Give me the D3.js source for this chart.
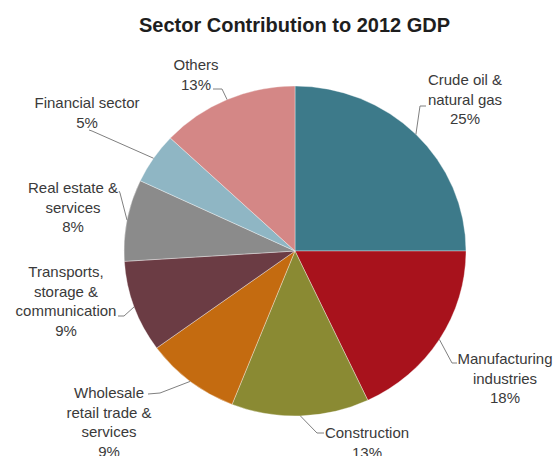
<!DOCTYPE html>
<html>
<head>
<meta charset="utf-8">
<script src="https://cdn.jsdelivr.net/npm/d3@7"></script>
<style>
  html, body { margin: 0; padding: 0; background: #fff; }
  svg { display: block; }
  text { font-family: "Liberation Sans", Arial, sans-serif; }
</style>
</head>
<body>
<svg id="chart" width="553" height="456"></svg>
<script>
// Sector shares of 2012 GDP (percent), clockwise from 12 o'clock
const categories = [
  "Crude oil &\nnatural gas",
  "Manufacturing\nindustries",
  "Construction",
  "Wholesale\nretail trade &\nservices",
  "Transports,\nstorage &\ncommunication",
  "Real estate &\nservices",
  "Financial sector",
  "Others"
];
const shares = [25, 18, 13, 9, 9, 8, 5, 13];
const sliceColors = ["#3d7a8a", "#a8121c", "#8a8a33", "#c46b10", "#6b3c44", "#8b8b8b", "#8fb6c4", "#d48786"];

// Label placement: text centre x, first baseline, leader elbow and end
const labelLayout = [
  { tx: 465, ty: 85,  elbow: [420, 106], end: [426, 106] },
  { tx: 505, ty: 364, elbow: [452, 363], end: [457, 363] },
  { tx: 367, ty: 438, elbow: [317, 433], end: [324, 433] },
  { tx: 109, ty: 398, elbow: [160, 393], end: [148, 394] },
  { tx: 66,  ty: 277, elbow: [124, 316], end: [118, 316] },
  { tx: 73,  ty: 193, elbow: [120, 193], end: [119, 191] },
  { tx: 87,  ty: 108, elbow: [92, 131],  end: [89, 130] },
  { tx: 196, ty: 70,  elbow: [222, 89],  end: [213, 89] }
];

const svg = d3.select("#chart");
const cx = 295, cy = 251, rx = 171, ry = 165;
const lineH = 19.7;

svg.append("text")
  .attr("x", 294.5).attr("y", 31.5)
  .attr("text-anchor", "middle")
  .attr("font-size", 20).attr("font-weight", "bold")
  .attr("fill", "#1e1e1e")
  .text("Sector Contribution to 2012 GDP");

const data = categories.map((c, i) => ({ name: c, value: shares[i], color: sliceColors[i], layout: labelLayout[i] }));

const pie = d3.pie().sort(null).value(d => d.value);
const arcs = pie(data);
const arc = d3.arc().innerRadius(0).outerRadius(rx);

const pieG = svg.append("g")
  .attr("transform", `translate(${cx},${cy}) scale(1,${ry / rx})`);

pieG.selectAll("path")
  .data(arcs)
  .join("path")
  .attr("d", arc)
  .attr("fill", d => d.data.color)
  .attr("stroke", "rgba(255,255,255,0.45)")
  .attr("stroke-width", 0.8)
  .attr("vector-effect", "non-scaling-stroke");

// Leader lines from the middle of each slice's rim to its label
const line = d3.line();
svg.append("g").selectAll("path")
  .data(arcs)
  .join("path")
  .attr("d", d => {
    const a = (d.startAngle + d.endAngle) / 2;
    const start = [cx + rx * Math.sin(a), cy - ry * Math.cos(a)];
    return line([start, d.data.layout.elbow, d.data.layout.end]);
  })
  .attr("fill", "none")
  .attr("stroke", "#808080")
  .attr("stroke-width", 1);

const labels = svg.append("g").selectAll("text")
  .data(arcs)
  .join("text")
  .attr("text-anchor", "middle")
  .attr("font-size", 15)
  .attr("fill", "#3a3a3a");

labels.each(function (d) {
  const lines = d.data.name.split("\n").concat([d.data.value + "%"]);
  const t = d3.select(this);
  lines.forEach((s, k) => {
    t.append("tspan")
      .attr("x", d.data.layout.tx)
      .attr("y", d.data.layout.ty + k * lineH)
      .text(s);
  });
});
</script>
</body>
</html>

= = = = = = =

• [What this task involves]:
Reproduce the listing above exactly, excluding all pictures.

• [Task response]:
Give me the D3.js source for this chart.
<!DOCTYPE html>
<html>
<head>
<meta charset="utf-8">
<script src="https://cdn.jsdelivr.net/npm/d3@7"></script>
<style>
  html, body { margin: 0; padding: 0; background: #fff; }
  svg { display: block; }
  text { font-family: "Liberation Sans", Arial, sans-serif; }
</style>
</head>
<body>
<svg id="chart" width="553" height="456"></svg>
<script>
// Sector shares of 2012 GDP (percent), clockwise from 12 o'clock
const categories = [
  "Crude oil &\nnatural gas",
  "Manufacturing\nindustries",
  "Construction",
  "Wholesale\nretail trade &\nservices",
  "Transports,\nstorage &\ncommunication",
  "Real estate &\nservices",
  "Financial sector",
  "Others"
];
const shares = [25, 18, 13, 9, 9, 8, 5, 13];
const sliceColors = ["#3d7a8a", "#a8121c", "#8a8a33", "#c46b10", "#6b3c44", "#8b8b8b", "#8fb6c4", "#d48786"];

// Label placement: text centre x, first baseline, leader elbow and end
const labelLayout = [
  { tx: 465, ty: 85,  elbow: [420, 106], end: [426, 106] },
  { tx: 505, ty: 364, elbow: [452, 363], end: [457, 363] },
  { tx: 367, ty: 438, elbow: [317, 433], end: [324, 433] },
  { tx: 109, ty: 398, elbow: [160, 393], end: [148, 394] },
  { tx: 66,  ty: 277, elbow: [124, 316], end: [118, 316] },
  { tx: 73,  ty: 193, elbow: [120, 193], end: [119, 191] },
  { tx: 87,  ty: 108, elbow: [92, 131],  end: [89, 130] },
  { tx: 196, ty: 70,  elbow: [222, 89],  end: [213, 89] }
];

const svg = d3.select("#chart");
const cx = 295, cy = 251, rx = 171, ry = 165;
const lineH = 19.7;

svg.append("text")
  .attr("x", 294.5).attr("y", 31.5)
  .attr("text-anchor", "middle")
  .attr("font-size", 20).attr("font-weight", "bold")
  .attr("fill", "#1e1e1e")
  .text("Sector Contribution to 2012 GDP");

const data = categories.map((c, i) => ({ name: c, value: shares[i], color: sliceColors[i], layout: labelLayout[i] }));

const pie = d3.pie().sort(null).value(d => d.value);
const arcs = pie(data);
const arc = d3.arc().innerRadius(0).outerRadius(rx);

const pieG = svg.append("g")
  .attr("transform", `translate(${cx},${cy}) scale(1,${ry / rx})`);

pieG.selectAll("path")
  .data(arcs)
  .join("path")
  .attr("d", arc)
  .attr("fill", d => d.data.color)
  .attr("stroke", "rgba(255,255,255,0.45)")
  .attr("stroke-width", 0.8)
  .attr("vector-effect", "non-scaling-stroke");

// Leader lines from the middle of each slice's rim to its label
const line = d3.line();
svg.append("g").selectAll("path")
  .data(arcs)
  .join("path")
  .attr("d", d => {
    const a = (d.startAngle + d.endAngle) / 2;
    const start = [cx + rx * Math.sin(a), cy - ry * Math.cos(a)];
    return line([start, d.data.layout.elbow, d.data.layout.end]);
  })
  .attr("fill", "none")
  .attr("stroke", "#808080")
  .attr("stroke-width", 1);

const labels = svg.append("g").selectAll("text")
  .data(arcs)
  .join("text")
  .attr("text-anchor", "middle")
  .attr("font-size", 15)
  .attr("fill", "#3a3a3a");

labels.each(function (d) {
  const lines = d.data.name.split("\n").concat([d.data.value + "%"]);
  const t = d3.select(this);
  lines.forEach((s, k) => {
    t.append("tspan")
      .attr("x", d.data.layout.tx)
      .attr("y", d.data.layout.ty + k * lineH)
      .text(s);
  });
});
</script>
</body>
</html>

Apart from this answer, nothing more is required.